Działania podejmowane przez sądy okazywały się nieskuteczne, między innymi ze względu na wywoływane emocje społeczne i związane z tym zawirowania polityczne. Każde uderzenie w ammę, powodowało emocjonalną, nawet histeryczną, kontrreakcje, zaś jej wielbiciele dla wyrażenia protestu, nie wahali się nawet przed publicznym samobójstwem, przez samospalenie. Co jakiś czas akolici Jayalalithy potwierdzali swoje bezgraniczne oddanie, recytując jej imię w trakcie spaceru po rozżarzonych węglach czy malując jej portrety własną krwią. Amma była tak popularna, bo była skuteczna. Potrafiła być ludzka i empatyczna, ale i brutalna wobec wrogów, jeżeli uznała, że była taka potrzeba. Była skutecznym patronem i to liczyło się bardziej niż prawnicze dzielenie włosa na czworo.

Walka o sukcesję
W Tamilnadu jej śmierć daje dziś szansę na powrót do władzy partii DMK, kierowanej przez 93-letniego Muthavela Kartunanidhi. Karunanidhi, autor licznych scenariuszy, opowiadań, książek, a także słuchowisk radiowych, również wywodzi się ze środowiska tamilskiego kina. Jego teksty miały zawsze silny wydźwięk społeczny, walczyły z hipokryzją religijną, propagowały reformy społeczne, obalenie dotykalności, oraz racjonalistyczne idee. Indyjska cenzura zakazywała nawet wyświetlania niektórych filmów, nakręconych na podstawie jego scenariuszy. Karunanidhi jest ateistą, a w młodości był nawet zagorzałym marksistą, i to spowodowało, że dał synowi na imię Stalin. Muthuvel Karunanidhi Stalin, mer Chennai, stolicy Tamilnadu, szykuje się obecnie do przejęcia po ojcu kierowania partią i, być może, całym stanem, jeśli wygra wybory.
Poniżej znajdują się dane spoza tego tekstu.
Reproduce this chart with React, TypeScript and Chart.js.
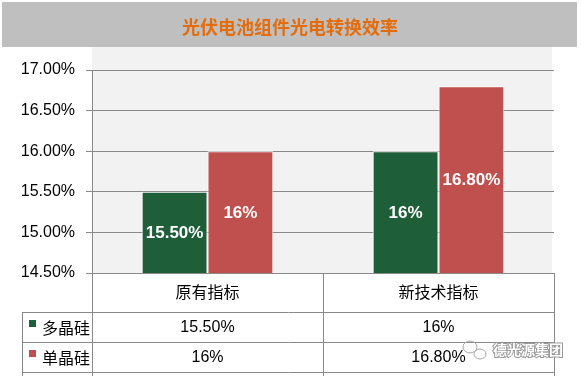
import React, { useEffect, useRef } from "react";
import { Chart, registerables } from "chart.js";

Chart.register(...registerables);

const TITLE = "光伏电池组件光电转换效率";
const categories = ["原有指标", "新技术指标"];
const seriesNames = ["多晶硅", "单晶硅"];
const polyValues = [15.5, 16];
const monoValues = [16, 16.8];
const polyLabels = ["15.50%", "16%"];
const monoLabels = ["16%", "16.80%"];
const yMin = 14.5;
const yMax = 17;
const yStep = 0.5;
const WATERMARK = "德光源集团";

const seriesColors = ["#1e5e38", "#c0504d"];
const valueLabels = [polyLabels, monoLabels];
const seriesValues = [polyValues, monoValues];

const LATIN = "'Liberation Sans', 'Noto Sans CJK SC', sans-serif";
const CJK = "'Noto Sans CJK SC', 'Liberation Sans', sans-serif";
const LINE = "#898989";

const decorPlugin = {
  id: "decor",
  beforeDraw(chart: any) {
    const ctx = chart.ctx;
    const ca = chart.chartArea;
    ctx.save();
    ctx.fillStyle = "#bfbfbf";
    ctx.fillRect(2, 2, 575, 45);
    ctx.fillStyle = "#f2f2f2";
    ctx.fillRect(ca.left, 47, ca.right - 2 - ca.left, ca.bottom - 47);
    ctx.fillStyle = "#e46c0a";
    ctx.font = "bold 18px " + CJK;
    ctx.textAlign = "center";
    ctx.textBaseline = "middle";
    ctx.fillText(TITLE, 290, 27);
    ctx.restore();
  },
  afterDraw(chart: any) {
    const ctx = chart.ctx;
    const ca = chart.chartArea;
    const xs = chart.scales.x;
    const ys = chart.scales.y;

    // value labels inside bars
    ctx.save();
    ctx.font = "bold 17px " + LATIN;
    ctx.textAlign = "center";
    ctx.textBaseline = "middle";
    ctx.fillStyle = "#ffffff";
    const basePx = ys.getPixelForValue(yMin);
    for (let di = 0; di < seriesValues.length; di++) {
      const meta = chart.getDatasetMeta(di);
      for (let i = 0; i < seriesValues[di].length; i++) {
        const el: any = meta.data[i];
        let cx = el && typeof el.x === "number" && isFinite(el.x) ? el.x : NaN;
        if (!isFinite(cx)) {
          const w = ((ca.right - ca.left) / categories.length) * 0.57 / 2;
          cx = xs.getPixelForValue(i) + (di === 0 ? -w / 2 : w / 2);
        }
        const topPx = ys.getPixelForValue(seriesValues[di][i]);
        const cy = (topPx + basePx) / 2 + 1;
        ctx.fillText(String(valueLabels[di][i]), cx, cy);
      }
    }
    ctx.restore();

    const top = ca.bottom;
    const bottomEdge = chart.height;
    const headerH = 38.5;
    const rowH = 30.3;
    const tableLeft = 22;
    const colXs = categories.map((_, i) => xs.getPixelForValue(i));
    const divider = Math.round((colXs[0] + colXs[1]) / 2) + 0.5;
    const left = Math.round(ca.left) + 0.5;
    const right = Math.round(ca.right) + 0.5;
    ctx.save();
    ctx.strokeStyle = LINE;
    ctx.lineWidth = 1;
    ctx.beginPath();
    [left, divider, right].forEach((x) => {
      ctx.moveTo(x, top);
      ctx.lineTo(x, bottomEdge);
    });
    const r1 = Math.round(top + headerH) + 0.5;
    ctx.moveTo(tableLeft + 0.5, r1);
    ctx.lineTo(tableLeft + 0.5, bottomEdge);
    for (let k = 0; k <= seriesNames.length; k++) {
      const y = Math.round(top + headerH + k * rowH) + 0.5;
      ctx.moveTo(tableLeft, y);
      ctx.lineTo(right + 0.5, y);
    }
    ctx.stroke();

    ctx.fillStyle = "#000000";
    ctx.textAlign = "center";
    ctx.textBaseline = "middle";
    ctx.font = "16px " + CJK;
    categories.forEach((c, i) => {
      ctx.fillText(c, colXs[i], top + headerH / 2);
    });
    ctx.font = "16px " + LATIN;
    valueLabels.forEach((labels, s) => {
      const cy = top + headerH + s * rowH + rowH / 2;
      labels.forEach((t, i) => {
        ctx.fillText(t, colXs[i], cy + 1);
      });
    });
    seriesNames.forEach((n, s) => {
      const cy = top + headerH + s * rowH + rowH / 2;
      ctx.fillStyle = seriesColors[s];
      ctx.fillRect(29, Math.round(cy - 7), 7, 7);
      ctx.fillStyle = "#000000";
      ctx.textAlign = "left";
      ctx.font = "16px " + CJK;
      ctx.fillText(n, 42, cy + 1);
    });

    // watermark
    ctx.strokeStyle = "#a6a6a6";
    ctx.lineWidth = 1;
    ctx.beginPath();
    ctx.ellipse(470, 347, 7, 6, 0, 0, Math.PI * 2);
    ctx.stroke();
    ctx.beginPath();
    ctx.ellipse(480, 354, 6, 5, 0, 0, Math.PI * 2);
    ctx.stroke();
    ctx.font = "bold 14px " + CJK;
    ctx.textAlign = "left";
    ctx.lineWidth = 2;
    ctx.strokeStyle = "#9a9a9a";
    ctx.strokeText(WATERMARK, 493, 350);
    ctx.fillStyle = "#ffffff";
    ctx.fillText(WATERMARK, 493, 350);
    ctx.restore();
  },
};

export default function App() {
  const ref = useRef<HTMLCanvasElement | null>(null);
  useEffect(() => {
    if (!ref.current) return;
    const chart = new Chart(ref.current, {
      type: "bar",
      data: {
        labels: categories,
        datasets: [
          {
            label: seriesNames[0],
            data: polyValues,
            backgroundColor: seriesColors[0],
            borderColor: "#ffffff",
            borderWidth: 1,
            categoryPercentage: 0.57,
            barPercentage: 1,
          },
          {
            label: seriesNames[1],
            data: monoValues,
            backgroundColor: seriesColors[1],
            borderColor: "#ffffff",
            borderWidth: 1,
            categoryPercentage: 0.57,
            barPercentage: 1,
          },
        ],
      },
      options: {
        responsive: false,
        animation: false,
        devicePixelRatio: 1,
        layout: { padding: { top: 70, bottom: 103, left: 0, right: 27 } },
        plugins: {
          legend: { display: false },
          title: { display: false },
          tooltip: { enabled: false },
        },
        scales: {
          x: { display: false },
          y: {
            min: yMin,
            max: yMax,
            afterFit: (s: any) => {
              s.width = 92;
            },
            ticks: {
              stepSize: yStep,
              padding: 11,
              color: "#000000",
              font: { family: LATIN, size: 16 },
              callback: (v: any) => Number(v).toFixed(2) + "%",
            },
            grid: { color: LINE, lineWidth: 1, tickLength: 6, drawTicks: true },
            border: { display: true, color: LINE },
          },
        },
      },
      plugins: [decorPlugin],
    });
    return () => chart.destroy();
  }, []);
  return (
    <div style={{ position: "fixed", left: 0, top: 0, width: 581, height: 376, background: "#fff" }}>
      <canvas ref={ref} width={581} height={376} style={{ display: "block" }} />
    </div>
  );
}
Jayalalithę, zgodnie z jej życzeniem, pochowano nad morzem u boku ukochanego M.G. Ramachandrana. Na pytanie dlaczego nie została skremowana zgodnie z hinduskim obyczajem, czytelnik jednej z południowoindyjskich gazet odpowiedział, że według hinduskiej tradycji wybitnych władców i wybitnych mędrców nie kremuje się, ale grzebie w ziemi. Jayalalitha była bez wątpienia wybitną królową.